_Written problem_
Repeat exactly the lines from the start of the records below through the line that contains "from matplotlib.colors import", including both.

---------- Exercise inputs

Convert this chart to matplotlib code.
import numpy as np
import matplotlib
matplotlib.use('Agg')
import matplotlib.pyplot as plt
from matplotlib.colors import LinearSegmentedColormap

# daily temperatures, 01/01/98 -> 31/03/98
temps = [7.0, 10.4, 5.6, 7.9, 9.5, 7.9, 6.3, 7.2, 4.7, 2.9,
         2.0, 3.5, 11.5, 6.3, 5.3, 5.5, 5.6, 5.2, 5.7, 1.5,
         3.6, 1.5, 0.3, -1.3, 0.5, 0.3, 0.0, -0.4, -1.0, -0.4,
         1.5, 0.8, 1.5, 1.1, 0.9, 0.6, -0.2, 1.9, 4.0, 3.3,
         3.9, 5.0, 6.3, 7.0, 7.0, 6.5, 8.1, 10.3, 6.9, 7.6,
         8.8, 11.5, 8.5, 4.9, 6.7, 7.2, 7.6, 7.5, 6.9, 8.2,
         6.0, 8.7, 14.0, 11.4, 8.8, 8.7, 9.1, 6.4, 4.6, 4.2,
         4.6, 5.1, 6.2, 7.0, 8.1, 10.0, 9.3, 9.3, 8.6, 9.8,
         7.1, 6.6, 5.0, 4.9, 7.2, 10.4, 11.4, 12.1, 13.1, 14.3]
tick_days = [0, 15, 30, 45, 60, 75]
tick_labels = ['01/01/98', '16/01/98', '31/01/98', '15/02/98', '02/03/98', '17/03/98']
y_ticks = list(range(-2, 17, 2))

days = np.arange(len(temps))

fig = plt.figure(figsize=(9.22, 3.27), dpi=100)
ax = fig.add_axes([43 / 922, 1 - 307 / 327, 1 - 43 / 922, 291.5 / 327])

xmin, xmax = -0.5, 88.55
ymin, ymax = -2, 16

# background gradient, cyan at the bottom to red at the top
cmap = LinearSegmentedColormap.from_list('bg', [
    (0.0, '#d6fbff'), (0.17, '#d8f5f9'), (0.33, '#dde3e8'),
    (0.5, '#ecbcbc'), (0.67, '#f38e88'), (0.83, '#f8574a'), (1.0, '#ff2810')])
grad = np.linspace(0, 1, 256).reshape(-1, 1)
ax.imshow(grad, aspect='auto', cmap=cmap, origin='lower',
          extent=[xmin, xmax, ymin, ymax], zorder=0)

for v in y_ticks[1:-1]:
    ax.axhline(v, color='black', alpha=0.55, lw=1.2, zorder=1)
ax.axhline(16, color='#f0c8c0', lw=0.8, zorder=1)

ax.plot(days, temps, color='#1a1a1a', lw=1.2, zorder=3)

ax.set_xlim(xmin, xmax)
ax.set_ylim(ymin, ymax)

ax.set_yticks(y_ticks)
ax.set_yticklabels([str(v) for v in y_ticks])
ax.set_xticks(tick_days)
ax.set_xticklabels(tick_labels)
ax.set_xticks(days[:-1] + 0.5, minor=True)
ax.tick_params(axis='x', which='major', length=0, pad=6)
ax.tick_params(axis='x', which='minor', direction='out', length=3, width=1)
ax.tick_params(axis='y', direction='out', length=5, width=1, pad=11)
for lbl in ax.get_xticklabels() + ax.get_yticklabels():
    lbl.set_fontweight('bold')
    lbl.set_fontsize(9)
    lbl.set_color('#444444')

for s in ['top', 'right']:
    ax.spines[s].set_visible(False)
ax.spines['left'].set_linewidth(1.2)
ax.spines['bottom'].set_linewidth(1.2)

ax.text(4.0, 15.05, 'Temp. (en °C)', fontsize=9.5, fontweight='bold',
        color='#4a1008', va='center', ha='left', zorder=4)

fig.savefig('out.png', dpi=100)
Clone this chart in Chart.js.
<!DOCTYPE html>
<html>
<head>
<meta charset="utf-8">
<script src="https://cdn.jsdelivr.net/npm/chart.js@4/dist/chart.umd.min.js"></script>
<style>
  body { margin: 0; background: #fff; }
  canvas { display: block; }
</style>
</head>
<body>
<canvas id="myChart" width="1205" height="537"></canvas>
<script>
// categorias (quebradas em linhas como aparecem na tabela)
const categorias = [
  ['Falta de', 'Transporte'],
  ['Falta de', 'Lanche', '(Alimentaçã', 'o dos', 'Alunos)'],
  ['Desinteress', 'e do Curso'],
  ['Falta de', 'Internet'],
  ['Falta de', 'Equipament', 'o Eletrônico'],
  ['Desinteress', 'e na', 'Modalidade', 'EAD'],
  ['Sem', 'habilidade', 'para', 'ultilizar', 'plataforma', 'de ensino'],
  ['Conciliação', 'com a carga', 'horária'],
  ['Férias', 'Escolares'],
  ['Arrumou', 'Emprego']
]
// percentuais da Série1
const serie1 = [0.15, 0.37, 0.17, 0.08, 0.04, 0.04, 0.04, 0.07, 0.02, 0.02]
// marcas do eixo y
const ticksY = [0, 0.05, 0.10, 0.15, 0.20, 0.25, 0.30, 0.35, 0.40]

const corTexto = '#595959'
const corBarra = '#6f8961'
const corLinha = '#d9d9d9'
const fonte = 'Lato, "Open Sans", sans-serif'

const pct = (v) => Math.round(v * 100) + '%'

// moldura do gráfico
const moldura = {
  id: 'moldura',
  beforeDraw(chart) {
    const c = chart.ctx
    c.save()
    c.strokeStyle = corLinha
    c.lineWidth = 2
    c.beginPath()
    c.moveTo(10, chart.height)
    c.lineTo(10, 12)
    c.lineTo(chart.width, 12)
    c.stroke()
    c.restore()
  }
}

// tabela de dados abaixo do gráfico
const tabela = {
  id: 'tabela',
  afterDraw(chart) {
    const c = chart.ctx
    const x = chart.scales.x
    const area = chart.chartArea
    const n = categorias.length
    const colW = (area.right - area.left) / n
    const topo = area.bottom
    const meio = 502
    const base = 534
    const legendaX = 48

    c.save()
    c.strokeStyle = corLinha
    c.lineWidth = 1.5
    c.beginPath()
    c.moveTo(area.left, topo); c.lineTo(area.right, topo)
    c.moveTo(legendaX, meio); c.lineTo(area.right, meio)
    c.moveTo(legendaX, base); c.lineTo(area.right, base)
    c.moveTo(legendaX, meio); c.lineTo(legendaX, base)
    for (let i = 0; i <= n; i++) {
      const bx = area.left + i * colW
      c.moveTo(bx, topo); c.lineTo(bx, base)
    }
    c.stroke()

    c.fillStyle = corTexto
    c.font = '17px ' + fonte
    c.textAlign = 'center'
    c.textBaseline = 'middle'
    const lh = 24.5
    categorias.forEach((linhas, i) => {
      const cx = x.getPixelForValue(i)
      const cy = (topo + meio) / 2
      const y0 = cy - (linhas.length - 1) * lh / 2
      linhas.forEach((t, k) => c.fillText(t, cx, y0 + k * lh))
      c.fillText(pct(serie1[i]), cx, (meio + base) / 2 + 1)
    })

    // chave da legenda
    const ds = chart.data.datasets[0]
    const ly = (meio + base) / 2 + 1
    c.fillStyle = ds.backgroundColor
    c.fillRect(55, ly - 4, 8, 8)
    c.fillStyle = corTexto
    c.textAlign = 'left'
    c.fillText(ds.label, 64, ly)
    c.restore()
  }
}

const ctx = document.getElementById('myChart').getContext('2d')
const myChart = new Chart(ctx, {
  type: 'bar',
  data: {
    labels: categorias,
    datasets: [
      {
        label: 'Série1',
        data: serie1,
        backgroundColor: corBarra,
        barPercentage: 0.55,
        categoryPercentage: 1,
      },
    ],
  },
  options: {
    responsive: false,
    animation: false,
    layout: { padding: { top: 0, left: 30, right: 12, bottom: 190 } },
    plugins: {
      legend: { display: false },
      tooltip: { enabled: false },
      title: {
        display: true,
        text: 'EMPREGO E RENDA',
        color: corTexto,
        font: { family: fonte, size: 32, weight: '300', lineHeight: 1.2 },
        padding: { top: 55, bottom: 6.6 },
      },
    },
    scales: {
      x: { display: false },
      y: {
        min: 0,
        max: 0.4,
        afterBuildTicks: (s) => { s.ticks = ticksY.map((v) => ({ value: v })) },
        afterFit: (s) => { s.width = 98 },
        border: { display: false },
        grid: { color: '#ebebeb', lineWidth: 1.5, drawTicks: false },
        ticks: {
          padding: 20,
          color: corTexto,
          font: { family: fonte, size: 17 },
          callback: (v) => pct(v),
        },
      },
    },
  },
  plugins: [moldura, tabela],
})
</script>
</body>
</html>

--------------------

_Task response_
Convert this chart to matplotlib code.
import numpy as np
import matplotlib
matplotlib.use('Agg')
import matplotlib.pyplot as plt
from matplotlib.colors import LinearSegmentedColormap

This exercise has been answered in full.